What to do: Write out the listing below in full and exactly, leaving out every picture.

::: Records to process

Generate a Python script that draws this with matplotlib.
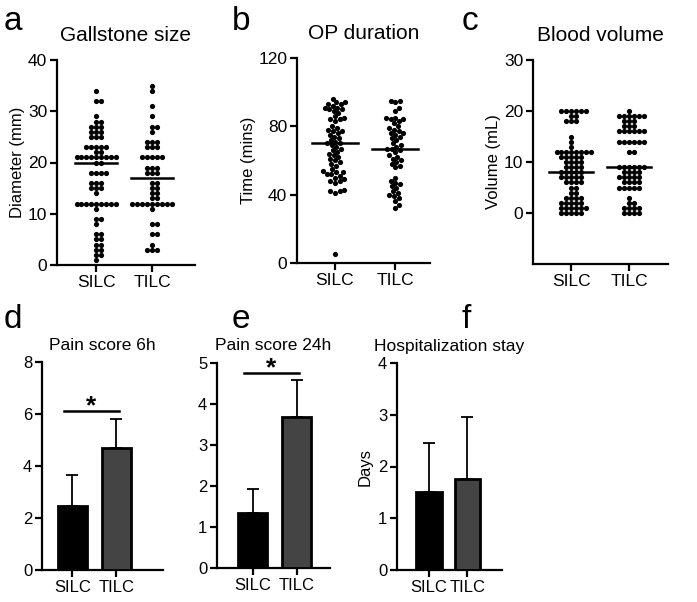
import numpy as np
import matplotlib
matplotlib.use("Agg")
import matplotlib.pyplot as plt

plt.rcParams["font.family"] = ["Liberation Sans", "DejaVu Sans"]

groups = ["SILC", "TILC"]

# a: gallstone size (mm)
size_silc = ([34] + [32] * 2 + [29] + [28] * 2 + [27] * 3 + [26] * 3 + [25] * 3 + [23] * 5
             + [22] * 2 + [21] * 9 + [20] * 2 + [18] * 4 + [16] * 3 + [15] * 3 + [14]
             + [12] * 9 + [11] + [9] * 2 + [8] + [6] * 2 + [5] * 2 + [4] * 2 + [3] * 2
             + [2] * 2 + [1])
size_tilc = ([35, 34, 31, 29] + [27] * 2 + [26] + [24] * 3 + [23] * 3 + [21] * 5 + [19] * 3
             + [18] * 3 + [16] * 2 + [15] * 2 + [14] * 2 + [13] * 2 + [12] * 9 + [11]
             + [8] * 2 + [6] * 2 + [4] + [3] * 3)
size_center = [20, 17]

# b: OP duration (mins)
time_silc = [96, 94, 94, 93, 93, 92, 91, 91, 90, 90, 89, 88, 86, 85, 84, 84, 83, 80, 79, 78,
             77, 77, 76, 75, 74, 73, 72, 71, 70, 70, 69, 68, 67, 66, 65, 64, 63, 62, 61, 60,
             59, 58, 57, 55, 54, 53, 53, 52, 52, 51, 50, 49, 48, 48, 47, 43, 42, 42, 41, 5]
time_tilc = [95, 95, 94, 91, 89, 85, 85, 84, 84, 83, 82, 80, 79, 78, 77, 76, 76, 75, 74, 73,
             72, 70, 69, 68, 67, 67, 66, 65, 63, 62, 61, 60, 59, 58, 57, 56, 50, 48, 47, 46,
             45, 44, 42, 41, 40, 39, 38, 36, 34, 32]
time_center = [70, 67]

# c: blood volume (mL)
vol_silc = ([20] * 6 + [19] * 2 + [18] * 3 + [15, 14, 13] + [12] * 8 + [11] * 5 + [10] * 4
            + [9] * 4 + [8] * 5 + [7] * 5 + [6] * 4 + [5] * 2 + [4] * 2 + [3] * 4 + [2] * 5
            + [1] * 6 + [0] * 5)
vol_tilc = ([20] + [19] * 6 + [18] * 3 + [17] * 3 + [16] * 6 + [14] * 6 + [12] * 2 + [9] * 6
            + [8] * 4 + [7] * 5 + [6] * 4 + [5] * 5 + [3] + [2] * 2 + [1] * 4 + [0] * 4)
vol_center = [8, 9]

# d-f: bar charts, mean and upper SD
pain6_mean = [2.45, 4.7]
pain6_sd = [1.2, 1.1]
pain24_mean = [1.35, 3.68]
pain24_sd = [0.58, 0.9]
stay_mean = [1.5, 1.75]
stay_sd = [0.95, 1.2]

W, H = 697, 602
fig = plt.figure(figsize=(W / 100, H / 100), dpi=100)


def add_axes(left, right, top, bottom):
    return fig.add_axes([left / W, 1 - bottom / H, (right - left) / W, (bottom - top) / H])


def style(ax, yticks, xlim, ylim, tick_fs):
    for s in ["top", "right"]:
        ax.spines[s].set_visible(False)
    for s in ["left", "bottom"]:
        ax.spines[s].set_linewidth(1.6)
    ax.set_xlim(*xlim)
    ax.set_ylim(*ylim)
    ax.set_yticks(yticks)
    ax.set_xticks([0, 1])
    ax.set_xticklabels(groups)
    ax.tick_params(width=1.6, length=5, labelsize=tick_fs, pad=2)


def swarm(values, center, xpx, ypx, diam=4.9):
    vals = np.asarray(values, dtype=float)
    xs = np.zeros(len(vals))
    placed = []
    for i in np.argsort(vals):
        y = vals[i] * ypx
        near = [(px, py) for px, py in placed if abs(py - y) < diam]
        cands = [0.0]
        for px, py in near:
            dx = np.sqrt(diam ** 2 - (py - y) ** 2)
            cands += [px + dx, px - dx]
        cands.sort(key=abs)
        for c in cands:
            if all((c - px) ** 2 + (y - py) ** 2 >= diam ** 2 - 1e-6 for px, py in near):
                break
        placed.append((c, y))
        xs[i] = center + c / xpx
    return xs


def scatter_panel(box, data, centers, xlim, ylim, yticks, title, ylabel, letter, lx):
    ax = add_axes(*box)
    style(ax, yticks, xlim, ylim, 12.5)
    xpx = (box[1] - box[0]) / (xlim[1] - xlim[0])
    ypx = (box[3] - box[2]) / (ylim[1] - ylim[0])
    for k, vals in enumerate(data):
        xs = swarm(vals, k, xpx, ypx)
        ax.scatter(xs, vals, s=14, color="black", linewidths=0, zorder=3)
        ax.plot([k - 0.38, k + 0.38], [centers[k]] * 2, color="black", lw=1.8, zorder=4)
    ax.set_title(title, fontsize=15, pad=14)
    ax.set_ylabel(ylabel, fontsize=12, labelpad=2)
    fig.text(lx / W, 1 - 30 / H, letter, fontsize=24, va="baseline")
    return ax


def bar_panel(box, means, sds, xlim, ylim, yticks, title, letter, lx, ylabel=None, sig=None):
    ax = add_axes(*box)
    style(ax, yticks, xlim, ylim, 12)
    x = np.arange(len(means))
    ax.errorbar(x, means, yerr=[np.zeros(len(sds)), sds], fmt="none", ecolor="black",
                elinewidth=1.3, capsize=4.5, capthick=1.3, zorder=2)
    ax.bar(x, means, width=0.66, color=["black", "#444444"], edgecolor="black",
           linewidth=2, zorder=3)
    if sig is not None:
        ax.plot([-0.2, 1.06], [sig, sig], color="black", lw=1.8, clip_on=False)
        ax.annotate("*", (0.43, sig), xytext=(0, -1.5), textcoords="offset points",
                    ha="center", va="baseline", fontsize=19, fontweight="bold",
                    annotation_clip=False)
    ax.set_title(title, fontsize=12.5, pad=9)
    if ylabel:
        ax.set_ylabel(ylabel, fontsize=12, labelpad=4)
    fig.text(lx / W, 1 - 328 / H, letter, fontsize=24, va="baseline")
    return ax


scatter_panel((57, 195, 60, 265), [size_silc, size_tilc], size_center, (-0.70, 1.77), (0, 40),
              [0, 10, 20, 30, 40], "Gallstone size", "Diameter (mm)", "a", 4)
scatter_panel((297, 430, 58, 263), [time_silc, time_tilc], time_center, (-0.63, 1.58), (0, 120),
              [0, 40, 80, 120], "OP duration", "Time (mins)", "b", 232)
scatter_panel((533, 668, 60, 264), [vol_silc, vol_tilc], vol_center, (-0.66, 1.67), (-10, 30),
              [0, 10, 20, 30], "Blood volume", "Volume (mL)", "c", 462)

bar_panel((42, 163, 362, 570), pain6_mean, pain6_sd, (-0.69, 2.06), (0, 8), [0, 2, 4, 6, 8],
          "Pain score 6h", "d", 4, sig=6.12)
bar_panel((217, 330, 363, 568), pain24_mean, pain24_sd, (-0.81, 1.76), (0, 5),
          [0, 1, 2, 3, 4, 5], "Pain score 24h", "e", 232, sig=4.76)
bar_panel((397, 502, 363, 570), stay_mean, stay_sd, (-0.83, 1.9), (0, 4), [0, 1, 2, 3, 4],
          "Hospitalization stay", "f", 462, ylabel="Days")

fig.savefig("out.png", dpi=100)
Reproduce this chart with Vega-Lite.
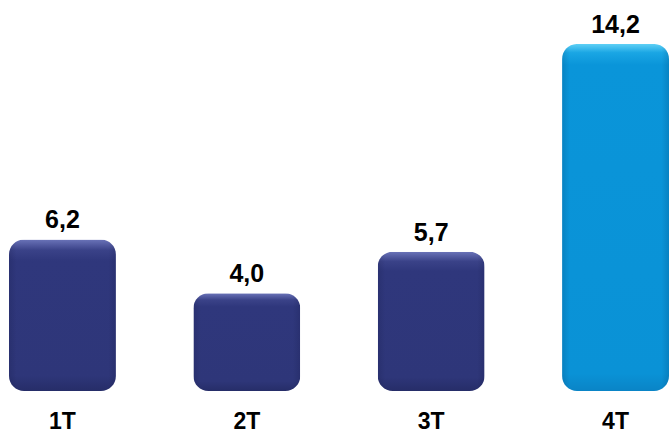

::::::

The result:
Generate a Python script that draws this with matplotlib.
import numpy as np
import matplotlib
matplotlib.use("Agg")
import matplotlib.pyplot as plt

plt.rcParams["font.family"] = ["Liberation Sans", "DejaVu Sans"]

groups = ["SILC", "TILC"]

# a: gallstone size (mm)
size_silc = ([34] + [32] * 2 + [29] + [28] * 2 + [27] * 3 + [26] * 3 + [25] * 3 + [23] * 5
             + [22] * 2 + [21] * 9 + [20] * 2 + [18] * 4 + [16] * 3 + [15] * 3 + [14]
             + [12] * 9 + [11] + [9] * 2 + [8] + [6] * 2 + [5] * 2 + [4] * 2 + [3] * 2
             + [2] * 2 + [1])
size_tilc = ([35, 34, 31, 29] + [27] * 2 + [26] + [24] * 3 + [23] * 3 + [21] * 5 + [19] * 3
             + [18] * 3 + [16] * 2 + [15] * 2 + [14] * 2 + [13] * 2 + [12] * 9 + [11]
             + [8] * 2 + [6] * 2 + [4] + [3] * 3)
size_center = [20, 17]

# b: OP duration (mins)
time_silc = [96, 94, 94, 93, 93, 92, 91, 91, 90, 90, 89, 88, 86, 85, 84, 84, 83, 80, 79, 78,
             77, 77, 76, 75, 74, 73, 72, 71, 70, 70, 69, 68, 67, 66, 65, 64, 63, 62, 61, 60,
             59, 58, 57, 55, 54, 53, 53, 52, 52, 51, 50, 49, 48, 48, 47, 43, 42, 42, 41, 5]
time_tilc = [95, 95, 94, 91, 89, 85, 85, 84, 84, 83, 82, 80, 79, 78, 77, 76, 76, 75, 74, 73,
             72, 70, 69, 68, 67, 67, 66, 65, 63, 62, 61, 60, 59, 58, 57, 56, 50, 48, 47, 46,
             45, 44, 42, 41, 40, 39, 38, 36, 34, 32]
time_center = [70, 67]

# c: blood volume (mL)
vol_silc = ([20] * 6 + [19] * 2 + [18] * 3 + [15, 14, 13] + [12] * 8 + [11] * 5 + [10] * 4
            + [9] * 4 + [8] * 5 + [7] * 5 + [6] * 4 + [5] * 2 + [4] * 2 + [3] * 4 + [2] * 5
            + [1] * 6 + [0] * 5)
vol_tilc = ([20] + [19] * 6 + [18] * 3 + [17] * 3 + [16] * 6 + [14] * 6 + [12] * 2 + [9] * 6
            + [8] * 4 + [7] * 5 + [6] * 4 + [5] * 5 + [3] + [2] * 2 + [1] * 4 + [0] * 4)
vol_center = [8, 9]

# d-f: bar charts, mean and upper SD
pain6_mean = [2.45, 4.7]
pain6_sd = [1.2, 1.1]
pain24_mean = [1.35, 3.68]
pain24_sd = [0.58, 0.9]
stay_mean = [1.5, 1.75]
stay_sd = [0.95, 1.2]

W, H = 697, 602
fig = plt.figure(figsize=(W / 100, H / 100), dpi=100)


def add_axes(left, right, top, bottom):
    return fig.add_axes([left / W, 1 - bottom / H, (right - left) / W, (bottom - top) / H])


def style(ax, yticks, xlim, ylim, tick_fs):
    for s in ["top", "right"]:
        ax.spines[s].set_visible(False)
    for s in ["left", "bottom"]:
        ax.spines[s].set_linewidth(1.6)
    ax.set_xlim(*xlim)
    ax.set_ylim(*ylim)
    ax.set_yticks(yticks)
    ax.set_xticks([0, 1])
    ax.set_xticklabels(groups)
    ax.tick_params(width=1.6, length=5, labelsize=tick_fs, pad=2)


def swarm(values, center, xpx, ypx, diam=4.9):
    vals = np.asarray(values, dtype=float)
    xs = np.zeros(len(vals))
    placed = []
    for i in np.argsort(vals):
        y = vals[i] * ypx
        near = [(px, py) for px, py in placed if abs(py - y) < diam]
        cands = [0.0]
        for px, py in near:
            dx = np.sqrt(diam ** 2 - (py - y) ** 2)
            cands += [px + dx, px - dx]
        cands.sort(key=abs)
        for c in cands:
            if all((c - px) ** 2 + (y - py) ** 2 >= diam ** 2 - 1e-6 for px, py in near):
                break
        placed.append((c, y))
        xs[i] = center + c / xpx
    return xs


def scatter_panel(box, data, centers, xlim, ylim, yticks, title, ylabel, letter, lx):
    ax = add_axes(*box)
    style(ax, yticks, xlim, ylim, 12.5)
    xpx = (box[1] - box[0]) / (xlim[1] - xlim[0])
    ypx = (box[3] - box[2]) / (ylim[1] - ylim[0])
    for k, vals in enumerate(data):
        xs = swarm(vals, k, xpx, ypx)
        ax.scatter(xs, vals, s=14, color="black", linewidths=0, zorder=3)
        ax.plot([k - 0.38, k + 0.38], [centers[k]] * 2, color="black", lw=1.8, zorder=4)
    ax.set_title(title, fontsize=15, pad=14)
    ax.set_ylabel(ylabel, fontsize=12, labelpad=2)
    fig.text(lx / W, 1 - 30 / H, letter, fontsize=24, va="baseline")
    return ax


def bar_panel(box, means, sds, xlim, ylim, yticks, title, letter, lx, ylabel=None, sig=None):
    ax = add_axes(*box)
    style(ax, yticks, xlim, ylim, 12)
    x = np.arange(len(means))
    ax.errorbar(x, means, yerr=[np.zeros(len(sds)), sds], fmt="none", ecolor="black",
                elinewidth=1.3, capsize=4.5, capthick=1.3, zorder=2)
    ax.bar(x, means, width=0.66, color=["black", "#444444"], edgecolor="black",
           linewidth=2, zorder=3)
    if sig is not None:
        ax.plot([-0.2, 1.06], [sig, sig], color="black", lw=1.8, clip_on=False)
        ax.annotate("*", (0.43, sig), xytext=(0, -1.5), textcoords="offset points",
                    ha="center", va="baseline", fontsize=19, fontweight="bold",
                    annotation_clip=False)
    ax.set_title(title, fontsize=12.5, pad=9)
    if ylabel:
        ax.set_ylabel(ylabel, fontsize=12, labelpad=4)
    fig.text(lx / W, 1 - 328 / H, letter, fontsize=24, va="baseline")
    return ax


scatter_panel((57, 195, 60, 265), [size_silc, size_tilc], size_center, (-0.70, 1.77), (0, 40),
              [0, 10, 20, 30, 40], "Gallstone size", "Diameter (mm)", "a", 4)
scatter_panel((297, 430, 58, 263), [time_silc, time_tilc], time_center, (-0.63, 1.58), (0, 120),
              [0, 40, 80, 120], "OP duration", "Time (mins)", "b", 232)
scatter_panel((533, 668, 60, 264), [vol_silc, vol_tilc], vol_center, (-0.66, 1.67), (-10, 30),
              [0, 10, 20, 30], "Blood volume", "Volume (mL)", "c", 462)

bar_panel((42, 163, 362, 570), pain6_mean, pain6_sd, (-0.69, 2.06), (0, 8), [0, 2, 4, 6, 8],
          "Pain score 6h", "d", 4, sig=6.12)
bar_panel((217, 330, 363, 568), pain24_mean, pain24_sd, (-0.81, 1.76), (0, 5),
          [0, 1, 2, 3, 4, 5], "Pain score 24h", "e", 232, sig=4.76)
bar_panel((397, 502, 363, 570), stay_mean, stay_sd, (-0.83, 1.9), (0, 4), [0, 1, 2, 3, 4],
          "Hospitalization stay", "f", 462, ylabel="Days")

fig.savefig("out.png", dpi=100)
Reproduce this chart with Vega-Lite.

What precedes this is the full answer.